## start Information supplied
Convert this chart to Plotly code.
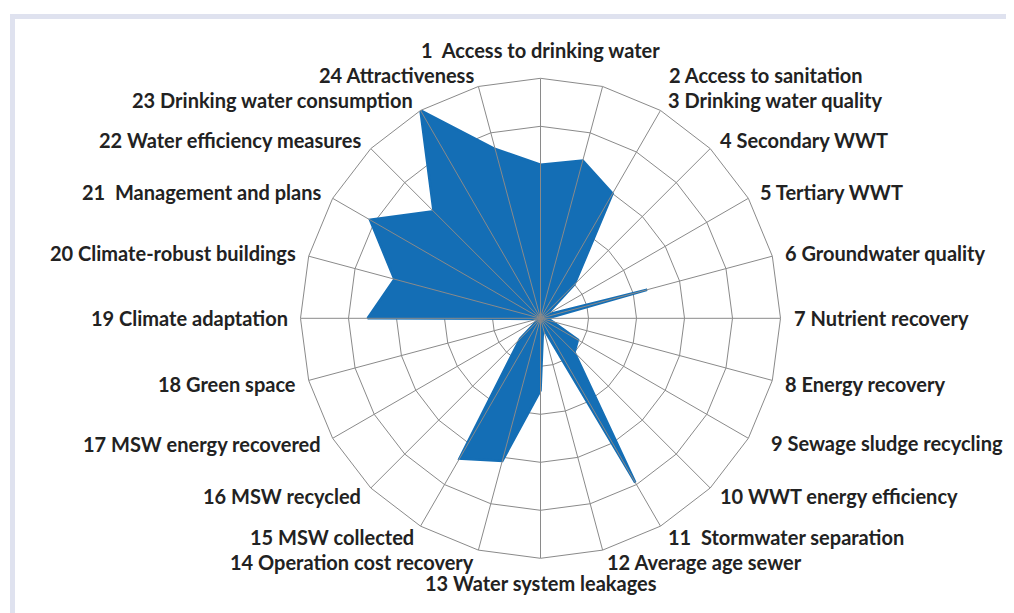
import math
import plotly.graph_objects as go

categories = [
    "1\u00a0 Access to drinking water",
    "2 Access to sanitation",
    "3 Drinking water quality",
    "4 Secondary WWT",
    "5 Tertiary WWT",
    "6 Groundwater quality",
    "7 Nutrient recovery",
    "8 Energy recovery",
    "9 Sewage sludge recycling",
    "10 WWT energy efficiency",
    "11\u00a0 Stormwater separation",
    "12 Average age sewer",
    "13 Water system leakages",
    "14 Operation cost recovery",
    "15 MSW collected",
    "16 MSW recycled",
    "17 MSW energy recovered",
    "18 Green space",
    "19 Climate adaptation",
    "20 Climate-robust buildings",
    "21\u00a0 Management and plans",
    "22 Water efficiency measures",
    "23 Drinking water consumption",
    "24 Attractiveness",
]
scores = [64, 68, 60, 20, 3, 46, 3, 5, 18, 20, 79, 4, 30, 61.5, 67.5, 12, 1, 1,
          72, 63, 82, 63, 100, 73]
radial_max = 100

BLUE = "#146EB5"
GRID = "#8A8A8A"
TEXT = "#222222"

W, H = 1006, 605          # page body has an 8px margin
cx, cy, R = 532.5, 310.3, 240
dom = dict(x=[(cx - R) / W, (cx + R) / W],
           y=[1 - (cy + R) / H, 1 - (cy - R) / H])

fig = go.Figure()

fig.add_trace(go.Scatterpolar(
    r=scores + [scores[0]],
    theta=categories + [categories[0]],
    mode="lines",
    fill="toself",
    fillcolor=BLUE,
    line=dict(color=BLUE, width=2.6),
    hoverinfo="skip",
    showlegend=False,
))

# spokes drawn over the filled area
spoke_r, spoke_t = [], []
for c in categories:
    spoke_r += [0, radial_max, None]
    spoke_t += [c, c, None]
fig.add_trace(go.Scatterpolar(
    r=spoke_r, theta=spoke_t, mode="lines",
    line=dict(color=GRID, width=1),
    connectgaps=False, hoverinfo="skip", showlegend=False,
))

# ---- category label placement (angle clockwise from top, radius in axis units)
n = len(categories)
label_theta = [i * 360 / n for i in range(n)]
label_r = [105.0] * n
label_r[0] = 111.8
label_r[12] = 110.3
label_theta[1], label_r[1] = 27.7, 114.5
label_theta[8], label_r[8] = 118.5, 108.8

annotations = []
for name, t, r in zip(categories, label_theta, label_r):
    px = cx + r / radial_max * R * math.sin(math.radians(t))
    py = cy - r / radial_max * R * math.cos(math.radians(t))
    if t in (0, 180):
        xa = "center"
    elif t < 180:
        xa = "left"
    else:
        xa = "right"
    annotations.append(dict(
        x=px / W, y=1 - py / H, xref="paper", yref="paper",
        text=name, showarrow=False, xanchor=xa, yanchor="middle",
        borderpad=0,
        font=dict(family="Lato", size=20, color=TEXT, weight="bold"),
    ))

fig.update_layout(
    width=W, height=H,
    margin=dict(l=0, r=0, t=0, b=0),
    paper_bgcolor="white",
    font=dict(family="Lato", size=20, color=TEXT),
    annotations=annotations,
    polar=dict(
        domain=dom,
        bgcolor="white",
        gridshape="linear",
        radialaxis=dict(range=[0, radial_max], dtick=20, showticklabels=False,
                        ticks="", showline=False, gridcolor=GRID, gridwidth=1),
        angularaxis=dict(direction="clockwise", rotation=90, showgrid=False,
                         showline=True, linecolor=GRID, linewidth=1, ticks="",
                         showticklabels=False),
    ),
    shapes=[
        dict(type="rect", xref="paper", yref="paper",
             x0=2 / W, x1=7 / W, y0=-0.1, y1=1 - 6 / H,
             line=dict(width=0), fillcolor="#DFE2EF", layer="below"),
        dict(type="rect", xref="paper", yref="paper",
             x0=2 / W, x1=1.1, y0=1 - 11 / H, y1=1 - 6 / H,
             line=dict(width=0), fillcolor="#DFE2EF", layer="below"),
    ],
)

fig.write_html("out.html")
## end Information supplied
» **Stated task**:
Write the lines above out again exactly, without any of their pictures.

» **Final result**:
Convert this chart to Plotly code.
import math
import plotly.graph_objects as go

categories = [
    "1\u00a0 Access to drinking water",
    "2 Access to sanitation",
    "3 Drinking water quality",
    "4 Secondary WWT",
    "5 Tertiary WWT",
    "6 Groundwater quality",
    "7 Nutrient recovery",
    "8 Energy recovery",
    "9 Sewage sludge recycling",
    "10 WWT energy efficiency",
    "11\u00a0 Stormwater separation",
    "12 Average age sewer",
    "13 Water system leakages",
    "14 Operation cost recovery",
    "15 MSW collected",
    "16 MSW recycled",
    "17 MSW energy recovered",
    "18 Green space",
    "19 Climate adaptation",
    "20 Climate-robust buildings",
    "21\u00a0 Management and plans",
    "22 Water efficiency measures",
    "23 Drinking water consumption",
    "24 Attractiveness",
]
scores = [64, 68, 60, 20, 3, 46, 3, 5, 18, 20, 79, 4, 30, 61.5, 67.5, 12, 1, 1,
          72, 63, 82, 63, 100, 73]
radial_max = 100

BLUE = "#146EB5"
GRID = "#8A8A8A"
TEXT = "#222222"

W, H = 1006, 605          # page body has an 8px margin
cx, cy, R = 532.5, 310.3, 240
dom = dict(x=[(cx - R) / W, (cx + R) / W],
           y=[1 - (cy + R) / H, 1 - (cy - R) / H])

fig = go.Figure()

fig.add_trace(go.Scatterpolar(
    r=scores + [scores[0]],
    theta=categories + [categories[0]],
    mode="lines",
    fill="toself",
    fillcolor=BLUE,
    line=dict(color=BLUE, width=2.6),
    hoverinfo="skip",
    showlegend=False,
))

# spokes drawn over the filled area
spoke_r, spoke_t = [], []
for c in categories:
    spoke_r += [0, radial_max, None]
    spoke_t += [c, c, None]
fig.add_trace(go.Scatterpolar(
    r=spoke_r, theta=spoke_t, mode="lines",
    line=dict(color=GRID, width=1),
    connectgaps=False, hoverinfo="skip", showlegend=False,
))

# ---- category label placement (angle clockwise from top, radius in axis units)
n = len(categories)
label_theta = [i * 360 / n for i in range(n)]
label_r = [105.0] * n
label_r[0] = 111.8
label_r[12] = 110.3
label_theta[1], label_r[1] = 27.7, 114.5
label_theta[8], label_r[8] = 118.5, 108.8

annotations = []
for name, t, r in zip(categories, label_theta, label_r):
    px = cx + r / radial_max * R * math.sin(math.radians(t))
    py = cy - r / radial_max * R * math.cos(math.radians(t))
    if t in (0, 180):
        xa = "center"
    elif t < 180:
        xa = "left"
    else:
        xa = "right"
    annotations.append(dict(
        x=px / W, y=1 - py / H, xref="paper", yref="paper",
        text=name, showarrow=False, xanchor=xa, yanchor="middle",
        borderpad=0,
        font=dict(family="Lato", size=20, color=TEXT, weight="bold"),
    ))

fig.update_layout(
    width=W, height=H,
    margin=dict(l=0, r=0, t=0, b=0),
    paper_bgcolor="white",
    font=dict(family="Lato", size=20, color=TEXT),
    annotations=annotations,
    polar=dict(
        domain=dom,
        bgcolor="white",
        gridshape="linear",
        radialaxis=dict(range=[0, radial_max], dtick=20, showticklabels=False,
                        ticks="", showline=False, gridcolor=GRID, gridwidth=1),
        angularaxis=dict(direction="clockwise", rotation=90, showgrid=False,
                         showline=True, linecolor=GRID, linewidth=1, ticks="",
                         showticklabels=False),
    ),
    shapes=[
        dict(type="rect", xref="paper", yref="paper",
             x0=2 / W, x1=7 / W, y0=-0.1, y1=1 - 6 / H,
             line=dict(width=0), fillcolor="#DFE2EF", layer="below"),
        dict(type="rect", xref="paper", yref="paper",
             x0=2 / W, x1=1.1, y0=1 - 11 / H, y1=1 - 6 / H,
             line=dict(width=0), fillcolor="#DFE2EF", layer="below"),
    ],
)

fig.write_html("out.html")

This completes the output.